Guidance on the requirements for assessments are included in the individual module handbooks.  Some overarching principles will apply across all the assessments for all practitioners:

  • Consider how you can analyse what you are writing to critique your role, the evidence and/or the outcome to show self-awareness of the implications to your practice
  • Avoid simple descriptions and presentation of ideas; try questioning each step in the process, and then use these questions to challenge your practice
  • When analysing situations ensure you consider the opinions of others, either through your workplace-based learning communication and/or the available evidence to produce an outcome i.e. an argument for what you perceive happened/should happen
  • Consider the accuracy, relevance, validity and contribution of evidence i.e. critically appraise the evidence
  • Ensure you bring in reflective elements to your writing, especially in your reflective accounts, remembering these sections should usually be written in the first person
  • When writing reflectively consider how your history/experiences have shaped your career and professional values i.e. how have you been influenced by the circumstances you are describing
  • Think about how you can show critical awareness of current problems and/or new insights in  professional practice

Key concepts of level 7 writing

Achievement of level 7 study includes:

  • ability to deal with complex problems, integrating theory to professional practice
  • make sound judgements and communicating your conclusions clearly
  • demonstrating self-direction in problem-solving
  • acting autonomously, using own initiative and taking personal responsibility for professional practice
  • critical awareness of professional practice, including self-reflection

A focused approach to your evidence

Not only are your assignments longer, but you are also expected to refer to a wider range of reading; it takes practice to integrate more sources and refer to them skillfully in your writing. You may find that even with a higher word count it is difficult to fit all you want to say in. Itis important to make every source work for you in backing up your points, and not waste words in describing unnecessary parts of the source.

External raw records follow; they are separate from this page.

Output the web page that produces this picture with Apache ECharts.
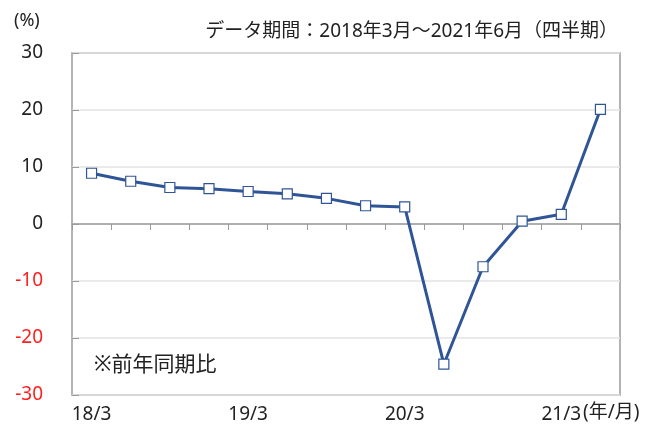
<!DOCTYPE html>
<html><head><meta charset="utf-8">
<script src="https://cdn.jsdelivr.net/npm/echarts@6/dist/echarts.min.js"></script>
<style>html,body{margin:0;padding:0;background:#fff}#c{width:660px;height:437px}</style>
</head><body><div id="c"></div>
<script>
const categories = ['18/3','18/6','18/9','18/12','19/3','19/6','19/9','19/12','20/3','20/6','20/9','20/12','21/3','21/6'];
const values = [8.9, 7.5, 6.4, 6.2, 5.7, 5.3, 4.5, 3.2, 3.0, -24.6, -7.5, 0.5, 1.7, 20.1];
const shownLabels = ['18/3','19/3','20/3','21/3'];
const FONT = '"Noto Sans", "Noto Sans CJK JP", sans-serif';
const chart = echarts.init(document.getElementById('c'), null, {renderer:'canvas'});
chart.setOption({
  animation:false,
  backgroundColor:'#fff',
  grid:{left:72,right:40,top:53,bottom:42,show:true,borderColor:'#9a9a9a',borderWidth:1.5,backgroundColor:'transparent'},
  xAxis:[{
    type:'category',data:categories,boundaryGap:true,
    axisLine:{onZero:true,lineStyle:{color:'#9a9a9a',width:1.5}},
    axisTick:{show:true,length:6,lineStyle:{color:'#9a9a9a'}},
    axisLabel:{show:false},splitLine:{show:false}
  },{
    type:'category',data:categories,position:'bottom',boundaryGap:true,
    axisLine:{show:false},axisTick:{show:false},splitLine:{show:false},
    axisLabel:{show:true,interval:0,margin:10,fontFamily:FONT,fontSize:19,color:'#222',
      formatter:v=>shownLabels.includes(v)?v:''}
  }],
  yAxis:{
    type:'value',min:-30,max:30,interval:10,
    axisLine:{show:false},
    axisTick:{show:true,inside:true,length:7,lineStyle:{color:'#9a9a9a'}},
    splitLine:{show:true,lineStyle:{color:'#e3e3e3',width:1.5}},
    axisLabel:{margin:29,fontFamily:FONT,fontSize:19,
      color:v=>v<0?'#ff2020':'#222'}
  },
  series:[{
    type:'line',data:values,xAxisIndex:0,
    symbol:'rect',symbolSize:10,
    lineStyle:{color:'#2f5597',width:3},
    itemStyle:{color:'#fff',borderColor:'#2f5597',borderWidth:1.2},
    z:5
  }],
  graphic:[
    {type:'text',left:14,top:12,style:{text:'(%)',font:'18px '+FONT,fill:'#222'}},
    {type:'text',right:42,top:22,style:{text:'データ期間：2018年3月～2021年6月（四半期）',font:'19px '+FONT,fill:'#222'}},
    {type:'text',left:94,top:355,style:{text:'※前年同期比',font:'21px '+FONT,fill:'#222'}},
    {type:'text',left:583,top:403,style:{text:'(年/月)',font:'19px '+FONT,fill:'#222'}}
  ]
});
</script></body></html>
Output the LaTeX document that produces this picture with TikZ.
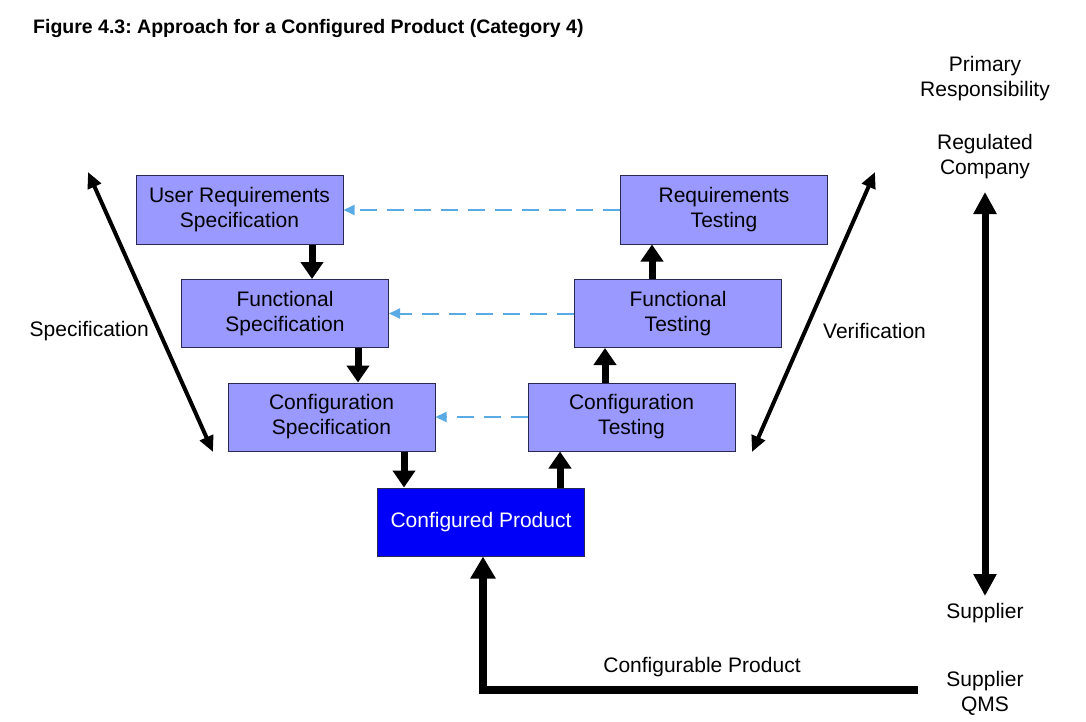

You do not have to refer to each piece of evidence in the same depth. Sometimes you need to show that you understand the wider context of the issue, and a short summary of the key issue and key researchers is all that is needed.

For example:

Many studies have investigated household accidents caused by cheese. These studies disagree about the most significant reasons for cheese-based injury with some arguing that choking on cheese poses the highest risk (Muffet, 2008; Moon; 2009; Rennet, 2011). Other studies claim that burns from melted cheese are more hazardous (Rechaud, 1989; Rarebit, 2009), whilst a minority of recent studies have identified slipping on cheese as a growing danger (Skepper, 2011).

A significant amount of reading and in-depth understanding of the field is demonstrated in those sentences above. The summary maps out the state of current research and the positions taken by the key researchers.

Sometimes you need to go into greater depth and refer to some sources in more detail in order to interrogate the methods and standpoints expressed by these researchers. For example:

Skepper's recent study introduces a new model for assessing the relative dangers of cheese related-injuries (2011). He identifies the overall total damage done as more important than the frequency of injuries (Skepper, 2011). However, this model does not adequately take into account Archer's theory of 'Under-reporting' (2009) which states that people are less likely to report frequently occurring small accidents until a critical mass of injuries are reached.

Even in this more analytical piece of writing, only the relevant points of the study and the theory are mentioned briefly - but you need a confident and thorough understanding to refer to them so concisely.

Accuracy and awareness of complexity

Accurate and appropriate use of language in your writing is one way of demonstrating academic rigour. You will need to be more thoughtful about the way you use language.  Remember that the best writing style is clear and accurate, not unnecessarily complicated. 

If English is not your first language, there is more specialised support and advice available: see the International Study and Language Institute website for more details (link below).

At level 7 you cannot get away with writing about something that you only vaguely understand, or squeezing in a theory in the hope it will gain extra marks - your markers will be able to tell, and this does not demonstrate the accuracy or professionalism of a researcher.

Imagine you write the sentence: "Freudian psychoanalysis demonstrates how our personalities are developed from our childhood experiences."

At level 7, the word 'demonstrates' becomes very loaded and potentially inaccurate. This is because you are expected to interrogate the assumptions, boundaries, and way in which knowledge is constructed in your subject. With this in mind, the sentence above raises a lot of contextual questions: To what extent could Freud's theory of psychoanalysis really be said to 'demonstrate' the origins of our personalities? What part of Freud's many theories are you referring to when you write 'psychoanalysis'? What about the developments in psychoanalysis that have happened since Freud, and the many arguments against his theories? Your writing needs to take these questions into account, and at least be aware of them, even if you don't address all of them.

Do not just stop at discussing the pros and cons of a debate; academics rarely agree on interpretations of theories or ideas, so academic knowledge is more like a complex network of views than two clear sides.